Date of Original Version

Spring 2016



Abstract or Description

This Senior Honors Thesis, from the departments of Psychology, Photography, and Design, is an examination of the role of prejudices in the subjective interpretation of photographs. The misunderstanding of individuals, groups, and cultures is crucial to address in today‟s increasingly interconnected world. Grounded in the social cognitive theory, the categorization of stimuli is an important cognitive process that enables human functioning but becomes problematic when applied to the categorizations of humans, resulting in stereotyping that are overgeneralizations and often inaccurate understanding of ingroup and outgroup members. By examining images to firstly recognize stereotype-grounded interpretations, secondly probe to learn more about what is occurring in the photographs, and lastly compare these outcomes with actual occurrences of images, people can become more cognizant of the discrepancies between judgments and reality.
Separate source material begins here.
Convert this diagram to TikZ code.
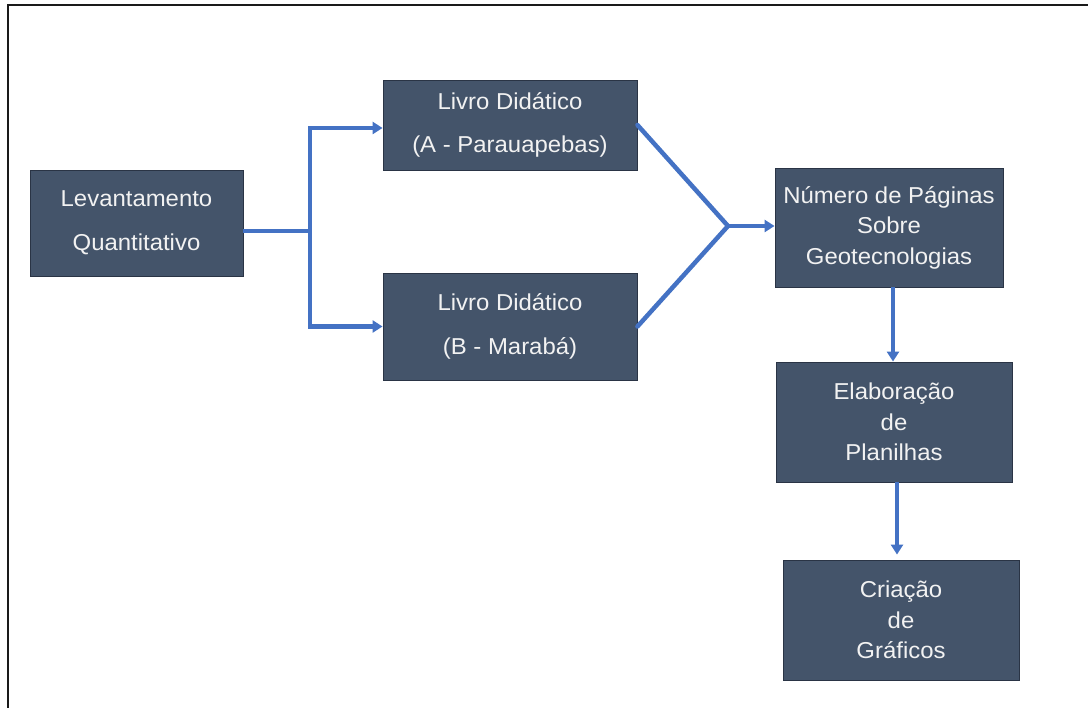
\documentclass[tikz,border=0pt]{standalone}
\usepackage{fontspec}
\setmainfont[FakeStretch=1.04]{Liberation Sans}
\usetikzlibrary{arrows.meta}
\definecolor{boxfill}{HTML}{44546A}
\definecolor{boxline}{HTML}{2A3445}
\definecolor{arrowblue}{HTML}{4472C4}
\definecolor{frameline}{HTML}{1A1A1A}
\tikzset{
  flowbox/.style={rectangle, fill=boxfill, draw=boxline, line width=0.9pt,
    text=white!95!black, align=center, inner sep=0pt,
    font=\fontsize{23}{30.5}\selectfont},
  conn/.style={draw=arrowblue, line width=4.5pt},
  arr/.style={conn, -{Triangle[length=10pt,width=12pt]}},
}
\begin{document}
\begin{tikzpicture}[x=1pt,y=-1pt]
\useasboundingbox (0,0) rectangle (1088,708);
\fill[white] (0,0) rectangle (1088,708);
\draw[frameline, line width=1.5pt] (8,708) -- (8,5) -- (1088,5);

\node[flowbox, minimum width=213pt, minimum height=106pt] (lev) at (136.5,223) {Levantamento\\[14pt]Quantitativo};
\node[flowbox, minimum width=254pt, minimum height=90pt] (la) at (510,125) {Livro Did\'atico\\[13pt](A - Parauapebas)};
\node[flowbox, minimum width=254pt, minimum height=107pt] (lb) at (510,326.5) {Livro Did\'atico\\[13pt](B - Marab\'a)};
\node[flowbox, minimum width=228pt, minimum height=119pt] (num) at (889,227.5) {N\'umero de P\'aginas\\Sobre\\Geotecnologias};
\node[flowbox, minimum width=236pt, minimum height=120pt] (ela) at (894,422) {Elabora\c{c}\~ao\\de\\Planilhas};
\node[flowbox, minimum width=236pt, minimum height=120pt] (cri) at (901,620) {Cria\c{c}\~ao\\de\\Gr\'aficos};

\coordinate (j1) at (310,231);
\coordinate (j2) at (728,226);

\draw[conn] ([yshift=-8pt]lev.east) -- (j1);
\draw[arr] (j1) |- ([yshift=-3pt]la.west);
\draw[arr] (j1) |- (lb.west);

\draw[conn, line cap=round] (la.east) -- (j2) -- (lb.east);
\draw[arr] (j2) -- (num.west |- j2);

\draw[arr] ([xshift=4pt]num.south) -- ([xshift=-1pt]ela.north);
\draw[arr] ([xshift=3pt]ela.south) -- ([xshift=-4pt,yshift=5pt]cri.north);
\end{tikzpicture}
\end{document}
This work draws from social psychology principles and is strengthened by photo research method tools like photovoice, as well as observations in the work of photographers, archival studies, and media outlets. Additionally, this thesis draws further support through the analysis of interpretations of novel documentary photographs of Tamil Nadu, India. Overall, this work argues that the ability for photographs to serve as portals to diverse people and places presents as a unique tool to address the necessary shortages in cultural sensitivity and competency.